Raw records ->
>> START
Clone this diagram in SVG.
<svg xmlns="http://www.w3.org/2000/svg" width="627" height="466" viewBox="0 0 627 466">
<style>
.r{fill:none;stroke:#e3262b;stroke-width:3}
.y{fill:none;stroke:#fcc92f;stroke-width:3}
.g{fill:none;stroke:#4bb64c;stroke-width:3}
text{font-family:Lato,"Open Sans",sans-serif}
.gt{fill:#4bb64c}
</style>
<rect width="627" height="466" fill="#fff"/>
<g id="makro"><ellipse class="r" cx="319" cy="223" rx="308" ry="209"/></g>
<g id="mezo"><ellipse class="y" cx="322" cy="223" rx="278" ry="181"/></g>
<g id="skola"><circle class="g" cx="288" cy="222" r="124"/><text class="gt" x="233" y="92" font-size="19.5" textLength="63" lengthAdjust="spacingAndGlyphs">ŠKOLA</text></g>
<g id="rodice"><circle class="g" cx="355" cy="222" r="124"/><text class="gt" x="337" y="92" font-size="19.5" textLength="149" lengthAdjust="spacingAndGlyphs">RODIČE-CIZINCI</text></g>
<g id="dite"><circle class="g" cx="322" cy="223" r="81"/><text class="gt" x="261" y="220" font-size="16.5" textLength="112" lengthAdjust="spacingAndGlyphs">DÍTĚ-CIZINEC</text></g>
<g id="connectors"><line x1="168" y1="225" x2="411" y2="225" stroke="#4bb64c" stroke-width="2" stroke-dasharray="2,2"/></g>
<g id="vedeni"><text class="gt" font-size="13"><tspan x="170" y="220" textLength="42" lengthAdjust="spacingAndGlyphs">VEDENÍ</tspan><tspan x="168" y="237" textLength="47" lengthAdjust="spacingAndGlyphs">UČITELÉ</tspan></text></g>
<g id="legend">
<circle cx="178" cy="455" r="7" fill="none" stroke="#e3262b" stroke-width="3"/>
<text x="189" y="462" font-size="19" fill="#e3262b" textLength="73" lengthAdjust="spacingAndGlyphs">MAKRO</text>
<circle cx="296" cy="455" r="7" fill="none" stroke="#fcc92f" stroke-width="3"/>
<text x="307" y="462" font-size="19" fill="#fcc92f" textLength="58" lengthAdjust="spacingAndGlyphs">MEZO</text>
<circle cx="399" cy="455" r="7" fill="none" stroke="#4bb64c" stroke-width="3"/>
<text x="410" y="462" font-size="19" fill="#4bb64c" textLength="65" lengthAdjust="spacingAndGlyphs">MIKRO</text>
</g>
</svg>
>> END
>> START
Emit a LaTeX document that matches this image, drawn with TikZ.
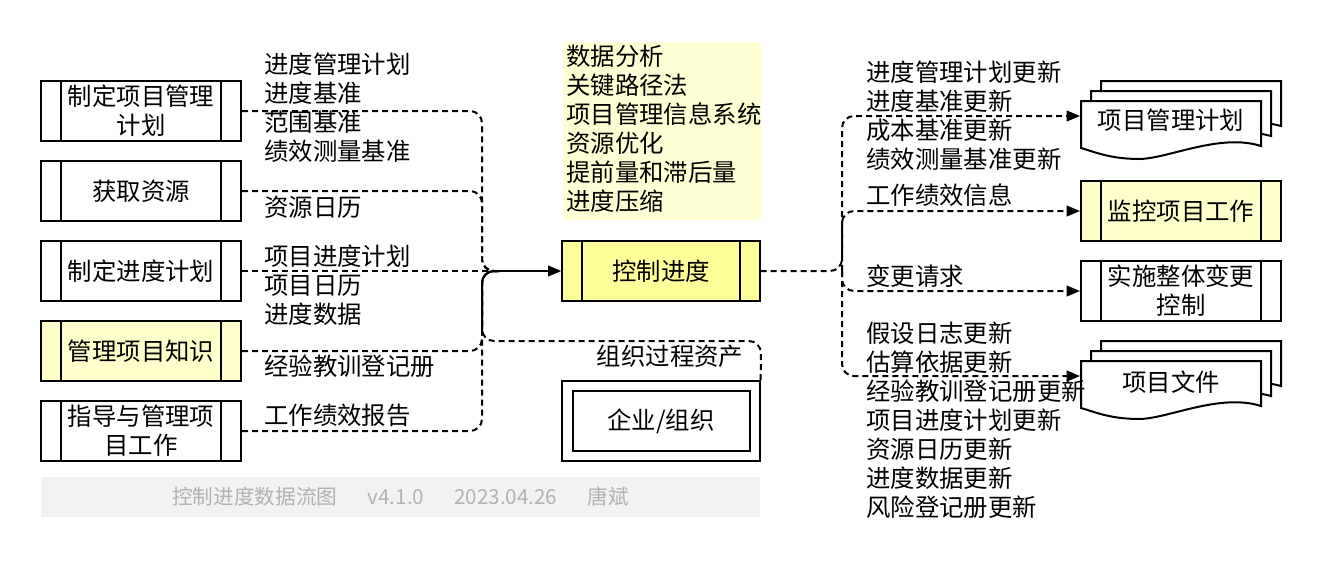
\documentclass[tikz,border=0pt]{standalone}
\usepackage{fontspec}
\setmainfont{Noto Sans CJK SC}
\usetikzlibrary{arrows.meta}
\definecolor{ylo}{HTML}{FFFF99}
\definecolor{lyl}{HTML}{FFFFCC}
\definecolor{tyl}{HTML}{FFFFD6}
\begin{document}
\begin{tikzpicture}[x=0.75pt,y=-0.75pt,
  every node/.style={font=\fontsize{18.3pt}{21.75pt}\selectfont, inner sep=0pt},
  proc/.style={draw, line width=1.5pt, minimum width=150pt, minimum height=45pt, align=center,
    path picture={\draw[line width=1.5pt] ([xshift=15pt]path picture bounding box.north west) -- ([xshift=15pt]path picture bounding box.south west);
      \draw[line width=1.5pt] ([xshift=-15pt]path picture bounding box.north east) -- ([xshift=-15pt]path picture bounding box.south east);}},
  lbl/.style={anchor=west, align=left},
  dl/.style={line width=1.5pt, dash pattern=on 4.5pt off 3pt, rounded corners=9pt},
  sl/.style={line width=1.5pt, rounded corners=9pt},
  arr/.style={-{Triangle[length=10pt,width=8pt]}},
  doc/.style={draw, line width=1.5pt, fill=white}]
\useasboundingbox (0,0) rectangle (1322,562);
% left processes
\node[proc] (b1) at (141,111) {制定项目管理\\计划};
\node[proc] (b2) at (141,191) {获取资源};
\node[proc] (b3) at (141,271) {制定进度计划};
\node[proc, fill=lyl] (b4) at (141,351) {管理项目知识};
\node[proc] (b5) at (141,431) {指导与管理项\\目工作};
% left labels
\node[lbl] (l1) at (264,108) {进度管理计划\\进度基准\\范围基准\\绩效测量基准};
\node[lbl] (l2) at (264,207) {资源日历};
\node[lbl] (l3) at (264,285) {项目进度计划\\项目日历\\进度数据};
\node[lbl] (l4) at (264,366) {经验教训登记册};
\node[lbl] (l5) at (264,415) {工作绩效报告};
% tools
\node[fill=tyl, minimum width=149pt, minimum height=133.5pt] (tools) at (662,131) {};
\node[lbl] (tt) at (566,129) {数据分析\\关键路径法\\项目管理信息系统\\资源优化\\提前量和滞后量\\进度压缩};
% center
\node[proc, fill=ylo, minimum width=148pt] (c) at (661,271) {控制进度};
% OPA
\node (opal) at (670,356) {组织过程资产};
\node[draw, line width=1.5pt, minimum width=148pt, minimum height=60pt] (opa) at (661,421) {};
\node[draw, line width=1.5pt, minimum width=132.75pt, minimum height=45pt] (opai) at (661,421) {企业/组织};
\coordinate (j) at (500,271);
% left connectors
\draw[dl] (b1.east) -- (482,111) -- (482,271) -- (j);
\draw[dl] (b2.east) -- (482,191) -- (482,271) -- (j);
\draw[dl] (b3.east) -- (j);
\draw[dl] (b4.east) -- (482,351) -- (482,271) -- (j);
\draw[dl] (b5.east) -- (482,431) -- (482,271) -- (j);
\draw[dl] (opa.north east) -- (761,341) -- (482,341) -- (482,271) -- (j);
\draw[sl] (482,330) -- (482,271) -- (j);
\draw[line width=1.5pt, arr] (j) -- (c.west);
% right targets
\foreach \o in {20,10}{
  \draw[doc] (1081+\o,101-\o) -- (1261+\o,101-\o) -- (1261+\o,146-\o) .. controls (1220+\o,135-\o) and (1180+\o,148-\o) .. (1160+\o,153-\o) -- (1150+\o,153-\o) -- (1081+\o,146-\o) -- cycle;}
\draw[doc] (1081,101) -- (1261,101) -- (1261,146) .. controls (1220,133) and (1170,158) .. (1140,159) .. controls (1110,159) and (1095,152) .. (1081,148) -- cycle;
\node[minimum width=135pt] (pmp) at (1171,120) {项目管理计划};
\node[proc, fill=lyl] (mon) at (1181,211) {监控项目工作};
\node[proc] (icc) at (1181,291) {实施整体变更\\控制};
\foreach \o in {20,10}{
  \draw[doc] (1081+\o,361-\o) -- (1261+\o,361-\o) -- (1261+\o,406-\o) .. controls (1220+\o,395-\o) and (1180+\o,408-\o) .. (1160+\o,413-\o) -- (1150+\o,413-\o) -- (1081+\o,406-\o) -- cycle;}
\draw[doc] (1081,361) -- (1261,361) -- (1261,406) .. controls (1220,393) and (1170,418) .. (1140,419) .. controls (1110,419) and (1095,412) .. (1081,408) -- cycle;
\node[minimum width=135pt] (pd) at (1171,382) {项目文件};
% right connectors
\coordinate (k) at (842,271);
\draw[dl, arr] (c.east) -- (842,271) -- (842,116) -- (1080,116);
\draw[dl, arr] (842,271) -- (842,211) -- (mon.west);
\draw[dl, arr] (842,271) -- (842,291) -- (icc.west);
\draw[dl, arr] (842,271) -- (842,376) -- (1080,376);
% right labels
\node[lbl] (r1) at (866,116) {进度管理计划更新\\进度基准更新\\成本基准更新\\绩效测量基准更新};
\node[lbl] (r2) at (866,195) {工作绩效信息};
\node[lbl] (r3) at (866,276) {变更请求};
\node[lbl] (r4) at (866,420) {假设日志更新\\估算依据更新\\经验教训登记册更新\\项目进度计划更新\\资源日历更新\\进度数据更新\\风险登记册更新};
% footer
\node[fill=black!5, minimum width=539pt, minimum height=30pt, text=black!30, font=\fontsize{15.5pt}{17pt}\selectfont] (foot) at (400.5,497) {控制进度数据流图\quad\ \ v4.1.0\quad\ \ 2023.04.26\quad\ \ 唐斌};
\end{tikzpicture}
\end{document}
>> END
Your task ->
Search the listing for the string "this". Copy each line where it turns up.

Exercise response ->
Clone this diagram in SVG.
Emit a LaTeX document that matches this image, drawn with TikZ.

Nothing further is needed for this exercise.